History and roots of GigaVoxels
GigaVoxels draws on:
- The idea that voxel ray-tracing is a very efficient and compact way to manage highly detailed surfaces (not necessarily fuzzy or transparent), as early shown in real-time by the game industry reference John Carmack (Id Software) with Sparse Voxel Octrees (SVO), and for high quality rendering by Jim Kajiya with Volumetric Textures, first dedicated to furry Teddy bears, then generalized by Fabrice Neyret
- The idea of differential cone-tracing which allows for zero-cost antialiasing on volume data by relying on 3D MIP-mapping.

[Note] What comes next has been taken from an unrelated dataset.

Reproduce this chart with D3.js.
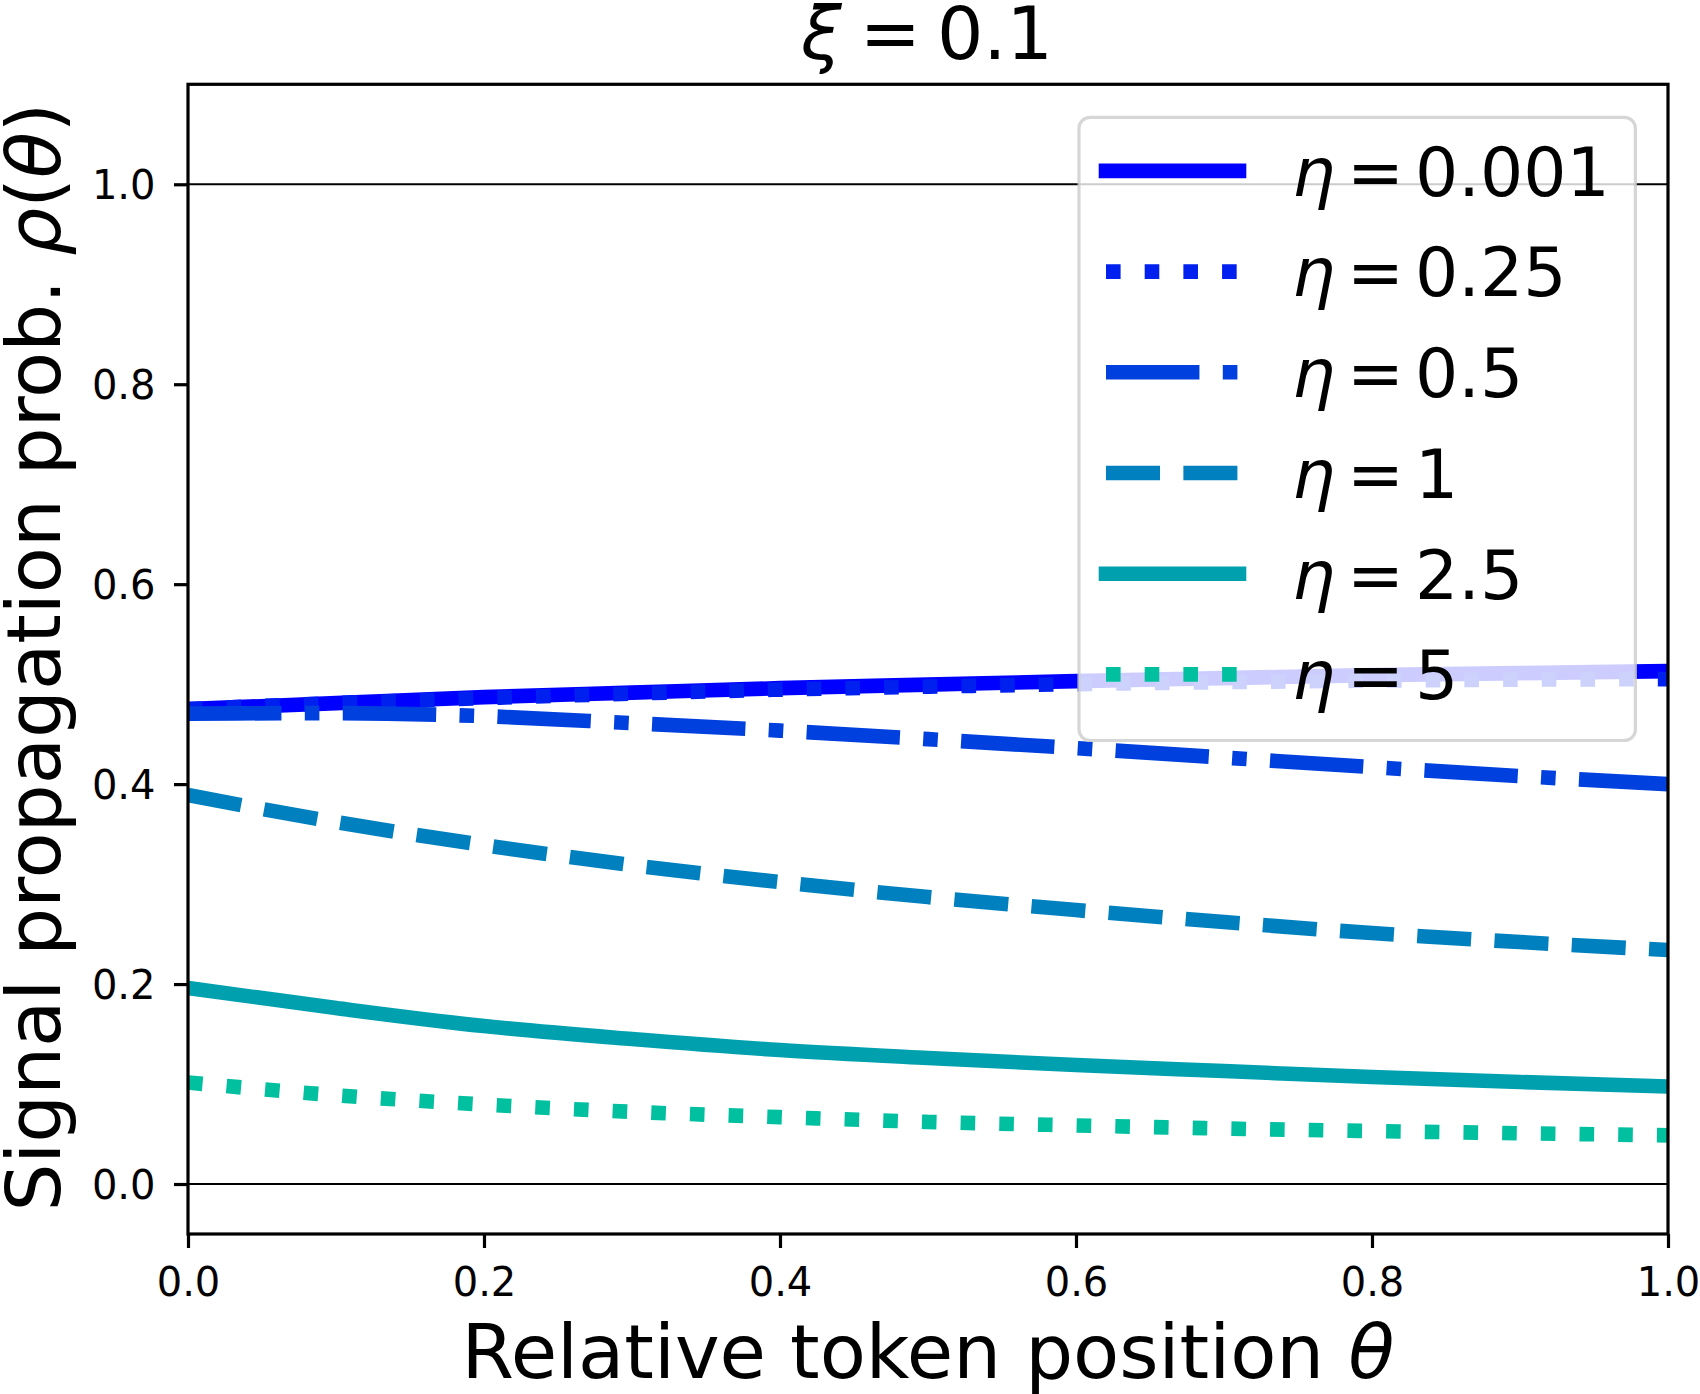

- On the technology of smart texture management determining visible parts on the fly then streaming or generating the data at the necessary resolution. Starting with SGI clipmaps and late variants for very large textured terrains in flight simulators, then generalized as a cache of multiscale texture tiles feeded by on demand production, by Sylvain Lefebvre and al. .
- Cyril Crassin connected all these ideas together during his PhD to found the basis of the GigaVoxels system.
- Note that Proland, the quality real-time all-scale Earth renderer (also from our team), is based on the same spirit for its multi-scale 2D chunks of terrain.
The basic use of GigaVoxels considers voxel grids since it is especially efficient to render complex data on a screen-oriented strategy: data are visited directly and in depth order without having to consider or sort any other data (they come naturally sorted), while OpenGL - which is scene-oriented - has to visit and screen-project all existing elements, an especially inefficient strategy for highly complex scenes. LOD and antialiasing is just a piece of cake using voxels (neighborhood is explicit), and soft-shadows as well as depth-of-field are easy to obtain - and indeed, they are faster than sharp images ! The implicit sorting permits the deferred loading or creation of the chunk that the GigaVoxels cache will keep for next frames. So, your producer might as complex as an iterative algorithm or even a local voxelizer of a large VBO - BTW, we do provide one.
Volume cone-tracing is basically volume ray-marching with 3D MIPmapping.